One evening at a social gathering, I was standing next to
H. Brown. As you may recall, H was running for supervisor. Ignoring me,
you gave H several key pieces of advice on his campaign. H didn't pay much
attention to your sage advice. But I wrote them down and used them over
and over again. One of my candidates won. Thank you for your help.
Thus I want to repay my debt to you with this piece of
advice. Drop the legislation that would fine demonstrators, for these
1. Tourism. As we all know, tourism is what drives
San Francisco. It gets people into the theaters, eating at our
restaurants, viewing and sometimes buying the artwork on the gallery
walls, and occupying our many hotels. As the saying goes, tourism has been
very good to us.
One of the reasons that tourists come to San Francisco is
(dare I say it?) our quirkiness. Our eccentricity. Our ability to be loud
and out in front.
I think of San Francisco as an eccentric, quirky aunt. The
aunt who figures out how to buy you a bass guitar when your heart is set
on joining the band. The aunt whom you can persuade to buy you tickets to
a professional karate exposition so you can learn the latest moves for
your own amateur exposition. The aunt who knows all of your failings and
faults -- but still loves you because you are her nephew or niece.

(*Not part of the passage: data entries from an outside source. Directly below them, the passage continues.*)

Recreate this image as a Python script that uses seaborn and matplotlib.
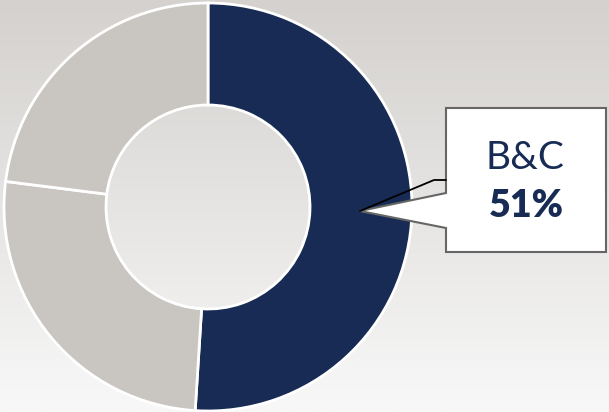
import numpy as np
import matplotlib
matplotlib.use("Agg")
import matplotlib.pyplot as plt
import seaborn as sns
from matplotlib.patches import Polygon

sns.set_theme(style="white")
plt.rcParams['font.family'] = ['Lato', 'DejaVu Sans']

# Segment shares, clockwise from 12 o'clock
labels = ["B&C", "Other A", "Other B"]
shares = [51, 26, 23]
colors = ["#172B54", "#C9C5C1", "#C9C5C1"]
callout_label = "B&C"
callout_value = "51%"

W, H = 609, 412
fig = plt.figure(figsize=(W / 100, H / 100), dpi=100)

# Vertical background gradient
bg = fig.add_axes([0, 0, 1, 1])
grad = np.linspace(0, 1, 256)[:, None]
top = np.array([0xD4, 0xD1, 0xCE]) / 255
bot = np.array([0xF8, 0xF8, 0xF8]) / 255
img = top[None, None, :] * (1 - grad[..., None]) + bot[None, None, :] * grad[..., None]
bg.imshow(img, aspect="auto", extent=[0, W, 0, H], origin="upper")
bg.set_xlim(0, W)
bg.set_ylim(0, H)
bg.axis("off")

# Donut
cx, cy, r = 208, 207, 204
ax = fig.add_axes([(cx - r) / W, (H - cy - r) / H, 2 * r / W, 2 * r / H])
ax.pie(shares, colors=colors, startangle=90, counterclock=False, radius=1,
       wedgeprops=dict(width=0.5, edgecolor="white", linewidth=2))
ax.set_xlim(-1.0, 1.0)
ax.set_ylim(-1.0, 1.0)
ax.set_aspect("equal")
ax.axis("off")

# Callout box with pointer (pixel coords, y measured from top)
ov = fig.add_axes([0, 0, 1, 1], facecolor="none")
ov.set_xlim(0, W)
ov.set_ylim(H, 0)
ov.axis("off")

tip = (360, 211)
box = [(446, 108), (606, 108), (606, 252), (446, 252), (446, 228), tip, (446, 193)]
ov.add_patch(Polygon(box, closed=True, facecolor="white", edgecolor="#666666",
                     linewidth=1.5, joinstyle="miter"))
ov.plot([tip[0], 434, 446], [tip[1], 180, 180], color="black", linewidth=1.3)

ov.text(525, 158, callout_label, ha="center", va="center", fontsize=28,
        fontweight="normal", color="#172B54")
ov.text(526, 206, callout_value, ha="center", va="center", fontsize=27,
        fontweight="heavy", color="#172B54")

fig.savefig("out.png", dpi=100)
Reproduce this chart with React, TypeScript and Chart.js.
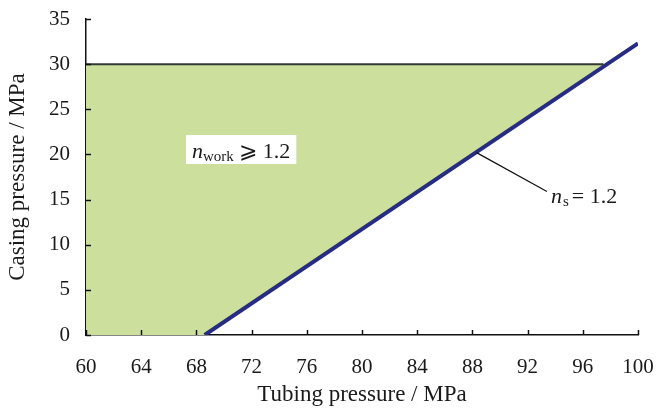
import React, { useEffect, useRef } from "react";
import { Chart, registerables } from "chart.js";

Chart.register(...registerables);

// ---- data ----
const xTicks = [60, 64, 68, 72, 76, 80, 84, 88, 92, 96, 100];
const yTicks = [0, 5, 10, 15, 20, 25, 30, 35];
// n_s = 1.2 boundary line (tubing, casing)
const nsX = [68.6, 100];
const nsY = [0, 32.3];
// casing pressure limit
const limitX = [60, 97.5];
const limitY = [30, 30];
// lower boundary of the feasible region
const lowerX = [60, 68.6, 97.5];
const lowerY = [0, 0, 30];
// annotation anchors
const leaderX = [88.3, 93.4];
const leaderY = [20.2, 15.9];

const FONT = "'Liberation Serif', 'Times New Roman', serif";
const TXT = "#1a1a1a";

const pts = (xs: number[], ys: number[]) => xs.map((x, i) => ({ x, y: ys[i] }));

const annotPlugin = {
  id: "annot",
  afterDraw(chart: any) {
    const { ctx, scales } = chart;
    const xs = scales.x;
    const ys = scales.y;
    const area = chart.chartArea;
    ctx.save();
    // inner ticks
    ctx.strokeStyle = "#111";
    ctx.lineWidth = 1.5;
    xTicks.forEach((v) => {
      const px = Math.round(xs.getPixelForValue(v)) + 0.5;
      ctx.beginPath();
      ctx.moveTo(px, area.bottom);
      ctx.lineTo(px, area.bottom - 5);
      ctx.stroke();
    });
    yTicks.forEach((v) => {
      const py = Math.round(ys.getPixelForValue(v)) + 0.5;
      ctx.beginPath();
      ctx.moveTo(area.left, py);
      ctx.lineTo(area.left + 5, py);
      ctx.stroke();
    });

    // leader line for n_s
    const lx0 = xs.getPixelForValue(leaderX[0]);
    const ly0 = ys.getPixelForValue(leaderY[0]);
    const lx1 = xs.getPixelForValue(leaderX[1]);
    const ly1 = ys.getPixelForValue(leaderY[1]);
    ctx.strokeStyle = "#111";
    ctx.lineWidth = 1.2;
    ctx.beginPath();
    ctx.moveTo(lx0, ly0);
    ctx.lineTo(lx1, ly1);
    ctx.stroke();

    // n_s = 1.2 label
    ctx.fillStyle = TXT;
    ctx.textBaseline = "alphabetic";
    ctx.textAlign = "left";
    let tx = lx1 + 4;
    const tb = ly1 + 12;
    ctx.font = `italic 22px ${FONT}`;
    ctx.fillText("n", tx, tb);
    tx += ctx.measureText("n").width + 1;
    ctx.font = `15px ${FONT}`;
    ctx.fillText("s", tx, tb + 3);
    tx += ctx.measureText("s").width + 3;
    ctx.font = `22px ${FONT}`;
    ctx.fillText("= 1.2", tx, tb);

    // n_work >= 1.2 boxed label
    const bx = 186;
    const by = 135;
    ctx.font = `italic 22px ${FONT}`;
    const w1 = ctx.measureText("n").width;
    ctx.font = `15px ${FONT}`;
    const w2 = ctx.measureText("work").width;
    ctx.font = `22px ${FONT}`;
    const w3 = ctx.measureText(" \u2A7E 1.2").width;
    const boxW = w1 + w2 + w3 + 12;
    ctx.fillStyle = "#ffffff";
    ctx.fillRect(bx, by, boxW, 29);
    ctx.fillStyle = TXT;
    let nx = bx + 6;
    const nb = by + 23;
    ctx.font = `italic 22px ${FONT}`;
    ctx.fillText("n", nx, nb);
    nx += w1;
    ctx.font = `15px ${FONT}`;
    ctx.fillText("work", nx, nb + 3);
    nx += w2;
    ctx.font = `22px ${FONT}`;
    ctx.fillText(" \u2A7E 1.2", nx, nb);
    ctx.restore();
  },
};

export default function App() {
  const ref = useRef<HTMLCanvasElement>(null);
  useEffect(() => {
    document.body.style.margin = "0";
    const chart = new Chart(ref.current as HTMLCanvasElement, {
      type: "line",
      data: {
        datasets: [
          {
            data: pts(limitX, limitY),
            borderColor: "#333a33",
            borderWidth: 2,
            pointRadius: 0,
            fill: false,
            order: 2,
          },
          {
            data: pts(lowerX, lowerY),
            borderColor: "rgba(0,0,0,0)",
            borderWidth: 0,
            pointRadius: 0,
            backgroundColor: "#ccdf9d",
            fill: "-1",
            order: 3,
          },
          {
            data: pts(nsX, nsY),
            borderColor: "#262c82",
            borderWidth: 4,
            pointRadius: 0,
            fill: false,
            order: 1,
          },
        ],
      },
      options: {
        animation: false,
        responsive: false,
        parsing: false,
        plugins: { legend: { display: false }, tooltip: { enabled: false } },
        layout: { padding: { top: 19, right: 18, left: 0, bottom: 0 } },
        scales: {
          x: {
            type: "linear",
            min: 60,
            max: 100,
            afterFit: (s: any) => {
              s.height = 75;
              s.paddingLeft = 0;
              s.paddingRight = 0;
            },
            afterBuildTicks: (s: any) => {
              s.ticks = xTicks.map((v) => ({ value: v }));
            },
            grid: { display: true, drawOnChartArea: false, drawTicks: false },
            border: { display: true, color: "#111", width: 1.5 },
            ticks: {
              color: TXT,
              font: { family: FONT, size: 21 },
              padding: 20,
              maxRotation: 0,
              autoSkip: false,
            },
            title: {
              display: true,
              text: "Tubing pressure / MPa",
              color: TXT,
              font: { family: FONT, size: 23 },
              padding: { top: 0, bottom: 1 },
            },
          },
          y: {
            type: "linear",
            min: 0,
            max: 35,
            afterFit: (s: any) => {
              s.width = 86;
              s.paddingTop = 0;
              s.paddingBottom = 0;
            },
            afterBuildTicks: (s: any) => {
              s.ticks = yTicks.map((v) => ({ value: v }));
            },
            grid: { display: true, drawOnChartArea: false, drawTicks: false },
            border: { display: true, color: "#111", width: 1.5 },
            ticks: {
              color: TXT,
              font: { family: FONT, size: 21 },
              padding: 16,
              autoSkip: false,
            },
            title: {
              display: true,
              text: "Casing pressure / MPa",
              color: TXT,
              font: { family: FONT, size: 23 },
              padding: { top: 4, bottom: 0 },
            },
          },
        },
      },
      plugins: [annotPlugin],
    } as any);
    return () => chart.destroy();
  }, []);
  return (
    <div style={{ width: 656, height: 410, background: "#fff" }}>
      <canvas ref={ref} width={656} height={410} style={{ display: "block" }} />
    </div>
  );
}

San Francisco is like that. We are not Orange County,
where everyone dresses and sounds alike. We are not Detroit, where good
artwork is detailing on a car. We are not Omaha, where an act of rebellion
is rooting for whoever is playing against the Cornhuskers.
We are Emperor Norton's San Francisco. Lillian Coit's
tower is a monument to all those rich and eccentric people whom San
Francisco has always embraced with an open heart. More than one tourist
has gone to North Beach in search of the 1950s and Jack Kerouac's wild
ride (and yes, had a delicious meal along Columbus). Many have toured the
exotic atmosphere of Chinatown and bought several souvenirs for the loved
ones left at home. Many tourists have relived the Summer of Love at the
corner of Haight and Ashbury (and in many of our comfortable hotels).
2. Freedom of Acceptance. Refugees throughout the
world have made a beeline for San Francisco. Not Atlanta, Georgia -- with
its wide streets and great freeway system. Not Dallas, Texas - where they
know how to grill a steak. Not Baltimore -- even though it passed a living
wage ordinance in the late 1990s.
No, Supervisor Hall, they come to San Francisco. Refugees
from China, Hong Kong, Latin America, Central America, Europe, Africa, and
small islands off Ireland. We even have refugees from Mineola, Texas; Salt
Lake City, Utah; and New Jersey.
Why do they come to San Francisco? Because they have seen
and heard about our openness to free speech and our willingness to let
dissenting voices to be heard in the city's streets, parks, and sidewalks.
With this vision of San Francisco in their mind, they decide that this was
the city that they wanted to be part of.
Do we benefit from this stream of refugees? This stream of
talent, imagination, courage, and genius? These people burning for a
chance to prove themselves? Hell, yes!! That's what has time after time
created San Francisco's destiny -- the leadership of women and men who
were dismissed in less-imaginative places, whose genius was heard and
blossomed in the warm waters of the City by the Bay.
Stiff fines against demonstrators are all right for cities
with little imagination. It's okay for cities that are willing to adhere
to the status quo and never make bold changes for the greater good. It's
perfectly acceptable for cities that don't want to listen to their poets,
their writers, their artists, and their visionaries.
But is that you really want for San Francisco?